§ **EXERCISE**:
Search the material below for the word "matplotlib". Copy every line that has it.

** start MATERIAL PROVIDED **

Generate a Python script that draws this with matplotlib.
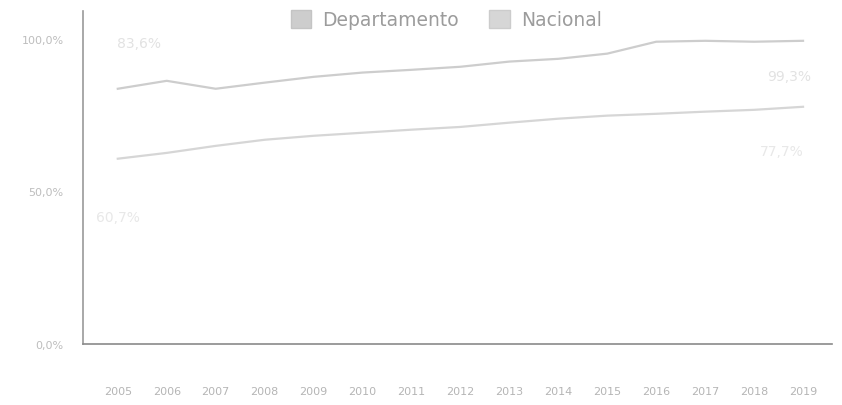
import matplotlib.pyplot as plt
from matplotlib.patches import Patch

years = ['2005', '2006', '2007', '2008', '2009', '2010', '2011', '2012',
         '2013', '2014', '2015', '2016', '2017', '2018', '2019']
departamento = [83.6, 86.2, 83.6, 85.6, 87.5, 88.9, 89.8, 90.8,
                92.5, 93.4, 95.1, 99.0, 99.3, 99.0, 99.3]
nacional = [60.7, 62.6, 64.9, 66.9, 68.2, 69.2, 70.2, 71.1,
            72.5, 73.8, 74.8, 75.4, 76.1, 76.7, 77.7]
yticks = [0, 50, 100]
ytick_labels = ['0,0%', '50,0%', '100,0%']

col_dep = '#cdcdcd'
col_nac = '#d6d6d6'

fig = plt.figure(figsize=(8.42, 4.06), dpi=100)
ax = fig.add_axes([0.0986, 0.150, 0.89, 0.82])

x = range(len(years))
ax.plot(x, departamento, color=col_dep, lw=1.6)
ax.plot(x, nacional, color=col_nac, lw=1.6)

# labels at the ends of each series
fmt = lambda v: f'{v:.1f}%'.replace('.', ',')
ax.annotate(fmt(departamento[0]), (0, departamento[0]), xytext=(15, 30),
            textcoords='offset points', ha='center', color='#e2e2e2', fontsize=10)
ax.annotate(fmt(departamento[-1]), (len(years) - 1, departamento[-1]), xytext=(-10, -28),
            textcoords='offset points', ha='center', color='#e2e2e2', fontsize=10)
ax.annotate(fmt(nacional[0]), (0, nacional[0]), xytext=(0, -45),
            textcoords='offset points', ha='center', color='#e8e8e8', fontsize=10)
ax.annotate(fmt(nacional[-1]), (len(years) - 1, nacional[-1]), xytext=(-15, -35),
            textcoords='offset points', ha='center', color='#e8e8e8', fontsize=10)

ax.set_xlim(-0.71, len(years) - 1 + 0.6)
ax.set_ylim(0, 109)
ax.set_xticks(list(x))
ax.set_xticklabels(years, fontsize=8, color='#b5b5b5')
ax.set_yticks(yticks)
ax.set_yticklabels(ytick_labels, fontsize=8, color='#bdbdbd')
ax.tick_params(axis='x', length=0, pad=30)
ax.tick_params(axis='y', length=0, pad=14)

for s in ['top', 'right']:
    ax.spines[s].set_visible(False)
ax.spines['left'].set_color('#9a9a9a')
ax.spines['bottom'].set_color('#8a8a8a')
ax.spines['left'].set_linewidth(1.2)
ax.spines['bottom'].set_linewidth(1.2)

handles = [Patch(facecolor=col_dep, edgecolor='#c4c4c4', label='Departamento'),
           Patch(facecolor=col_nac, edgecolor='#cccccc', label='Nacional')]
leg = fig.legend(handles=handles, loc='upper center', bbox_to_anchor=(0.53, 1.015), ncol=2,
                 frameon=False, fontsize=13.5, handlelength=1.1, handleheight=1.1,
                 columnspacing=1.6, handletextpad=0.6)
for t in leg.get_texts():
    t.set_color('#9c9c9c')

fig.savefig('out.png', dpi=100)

** end MATERIAL PROVIDED **

§ **THE ANSWER**:
Generate a Python script that draws this with matplotlib.
import matplotlib.pyplot as plt
from matplotlib.patches import Patch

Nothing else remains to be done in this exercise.